**INFORMATION PROVIDED:**

⟨

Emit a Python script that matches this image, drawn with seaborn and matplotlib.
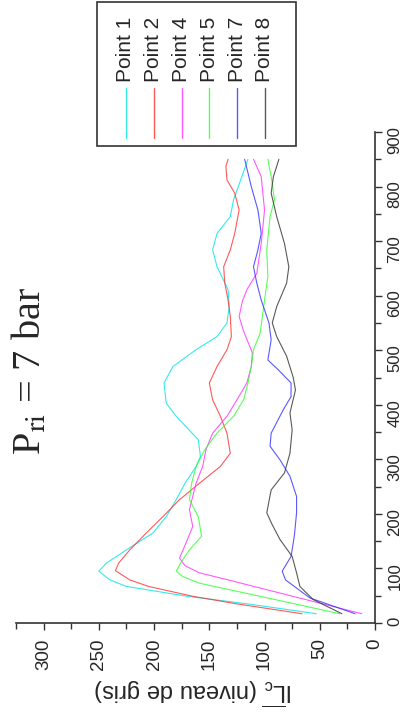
import pandas as pd
import matplotlib
matplotlib.use("Agg")
import matplotlib.pyplot as plt
from matplotlib.lines import Line2D
from matplotlib.patches import Rectangle
from matplotlib.ticker import MultipleLocator
import seaborn as sns

# series names and colours
points = ["Point 1", "Point 2", "Point 4", "Point 5", "Point 7", "Point 8"]
colors = ["#00e6e6", "#ff3030", "#ff30ff", "#30ff30", "#3030ff", "#303030"]

# position (pixel) and grey level
pos_p1 = [17, 35, 49, 67, 79, 95, 110, 134, 165, 195, 226, 256, 287, 305, 336, 379,
          403, 440, 470, 501, 525, 550, 580, 611, 653, 684, 714, 745, 776, 810, 850]
lvl_p1 = [53, 115, 170, 225, 240, 250, 243, 225, 201, 189, 180, 172, 162, 158, 160, 180,
          189, 191, 183, 162, 143, 134, 132, 133, 143, 147, 143, 131, 128, 122, 115]

pos_p2 = [17, 35, 49, 67, 79, 96, 110, 134, 165, 195, 226, 256, 287, 311, 348, 379,
          409, 440, 470, 501, 525, 562, 592, 623, 653, 684, 714, 757, 788, 812, 837, 850]
lvl_p2 = [66, 125, 165, 205, 222, 235, 232, 222, 207, 192, 177, 159, 140, 131, 134, 140,
          147, 150, 143, 134, 130, 131, 133, 136, 137, 131, 127, 123, 127, 134, 135, 133]

pos_p4 = [17, 40, 60, 80, 92, 105, 119, 147, 177, 208, 256, 287, 318, 348, 379, 409,
          440, 470, 495, 535, 562, 590, 611, 641, 696, 757, 818, 850]
lvl_p4 = [12, 57, 96, 135, 159, 172, 177, 171, 165, 168, 162, 156, 153, 147, 134, 125,
          116, 112, 111, 119, 123, 120, 116, 107, 103, 100, 103, 110]

pos_p5 = [17, 45, 73, 85, 95, 110, 134, 159, 195, 226, 256, 287, 318, 348, 379, 409,
          440, 470, 501, 531, 592, 635, 684, 745, 776, 818, 850]
lvl_p5 = [32, 95, 159, 174, 180, 176, 168, 157, 160, 168, 166, 162, 154, 143, 128, 119,
          115, 112, 110, 104, 100, 97, 98, 95, 91, 94, 97]

pos_p7 = [17, 46, 79, 95, 122, 160, 202, 232, 269, 299, 324, 348, 391, 415, 440, 465,
          482, 519, 550, 592, 623, 653, 684, 714, 757, 800, 850]
lvl_p7 = [18, 59, 81, 84, 76, 73, 71, 71, 77, 86, 95, 94, 83, 76, 76, 88,
          97, 94, 96, 103, 107, 110, 106, 103, 106, 112, 118]

pos_p8 = [17, 43, 67, 92, 122, 153, 180, 202, 244, 275, 311, 354, 385, 427, 450, 489,
          525, 550, 580, 623, 653, 696, 745, 788, 818, 850]
lvl_p8 = [30, 56, 68, 71, 75, 86, 93, 98, 94, 82, 77, 75, 77, 72, 74, 80,
          89, 93, 89, 80, 78, 82, 89, 94, 92, 87]

series = [(pos_p1, lvl_p1), (pos_p2, lvl_p2), (pos_p4, lvl_p4),
          (pos_p5, lvl_p5), (pos_p7, lvl_p7), (pos_p8, lvl_p8)]

frames = []
for name, (pos, lvl) in zip(points, series):
    frames.append(pd.DataFrame({"pixel": pos, "niveau": lvl, "point": name}))
df = pd.concat(frames, ignore_index=True)

sns.set_theme(style="ticks")
plt.rcParams["font.family"] = ["Liberation Sans", "DejaVu Sans"]
plt.rcParams["mathtext.fontset"] = "custom"
plt.rcParams["mathtext.rm"] = "Liberation Sans"
plt.rcParams["mathtext.it"] = "Liberation Sans:italic"

W, H = 412, 716
fig = plt.figure(figsize=(W / 100, H / 100), dpi=100)
ax = fig.add_axes([16 / W, 1 - 623 / H, (375 - 16) / W, (623 - 132) / H])

# the chart is drawn turned a quarter turn: grey level runs right-to-left, position bottom-to-top
sns.lineplot(data=df, x="niveau", y="pixel", hue="point", palette=colors,
             orient="y", estimator=None, legend=False, linewidth=0.8, alpha=0.8, ax=ax)

ax.set_xlim(325, 0)
ax.set_ylim(0, 900)
ax.set_xlabel("")
ax.set_ylabel("")
ax.xaxis.set_major_locator(MultipleLocator(50))
ax.xaxis.set_minor_locator(MultipleLocator(25))
ax.yaxis.set_major_locator(MultipleLocator(100))
ax.yaxis.set_minor_locator(MultipleLocator(50))
ax.yaxis.tick_right()

for side in ["top", "left"]:
    ax.spines[side].set_visible(False)
for side in ["right", "bottom"]:
    ax.spines[side].set_linewidth(1.2)
    ax.spines[side].set_color("#333333")

ax.tick_params(which="both", direction="out", color="#333333", width=1.0)
ax.tick_params(which="major", length=5)
ax.tick_params(which="minor", length=4)
ax.tick_params(axis="x", labelrotation=90, labelsize=13.5, pad=6)
ax.tick_params(axis="y", labelrotation=90, labelsize=12, pad=4)

# title and axis label (rotated like the rest)
fig.text(30 / W, 1 - 371 / H, r"P$_{\mathrm{ri}}$ = 7 bar", rotation=90, fontsize=29,
         family="Liberation Serif", math_fontfamily="stix", ha="center", va="center")
fig.text(194 / W, 1 - 692 / H, r"I$\overline{\mathregular{L}_{\mathregular{c}}}$ (niveau de gris)",
         rotation=180, fontsize=17, ha="center", va="center")

# legend box, turned as well
fig.add_artist(Rectangle((97 / W, 1 - 146 / H), (296 - 97) / W, (146 - 2) / H,
                         transform=fig.transFigure, fill=False, lw=1.2, ec="#333333"))
for i, (name, col) in enumerate(zip(points, colors)):
    xc = (126 + i * 27.8) / W
    fig.add_artist(Line2D([xc, xc], [1 - 138 / H, 1 - 88 / H], color=col, lw=1.0,
                          alpha=0.8, transform=fig.transFigure))
    fig.text(xc, 1 - 82 / H, name, rotation=90, fontsize=15, ha="center", va="bottom")

fig.savefig("out.png", dpi=100)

⟩

**EXERCISE REQUIREMENTS:**
Please quote the lines of the material, beginning with the first and ending with the one that contains "128, 122, 115]", exactly as written and without any pictures.

**ANSWER TO THIS PROBLEM:**
Emit a Python script that matches this image, drawn with seaborn and matplotlib.
import pandas as pd
import matplotlib
matplotlib.use("Agg")
import matplotlib.pyplot as plt
from matplotlib.lines import Line2D
from matplotlib.patches import Rectangle
from matplotlib.ticker import MultipleLocator
import seaborn as sns

# series names and colours
points = ["Point 1", "Point 2", "Point 4", "Point 5", "Point 7", "Point 8"]
colors = ["#00e6e6", "#ff3030", "#ff30ff", "#30ff30", "#3030ff", "#303030"]

# position (pixel) and grey level
pos_p1 = [17, 35, 49, 67, 79, 95, 110, 134, 165, 195, 226, 256, 287, 305, 336, 379,
          403, 440, 470, 501, 525, 550, 580, 611, 653, 684, 714, 745, 776, 810, 850]
lvl_p1 = [53, 115, 170, 225, 240, 250, 243, 225, 201, 189, 180, 172, 162, 158, 160, 180,
          189, 191, 183, 162, 143, 134, 132, 133, 143, 147, 143, 131, 128, 122, 115]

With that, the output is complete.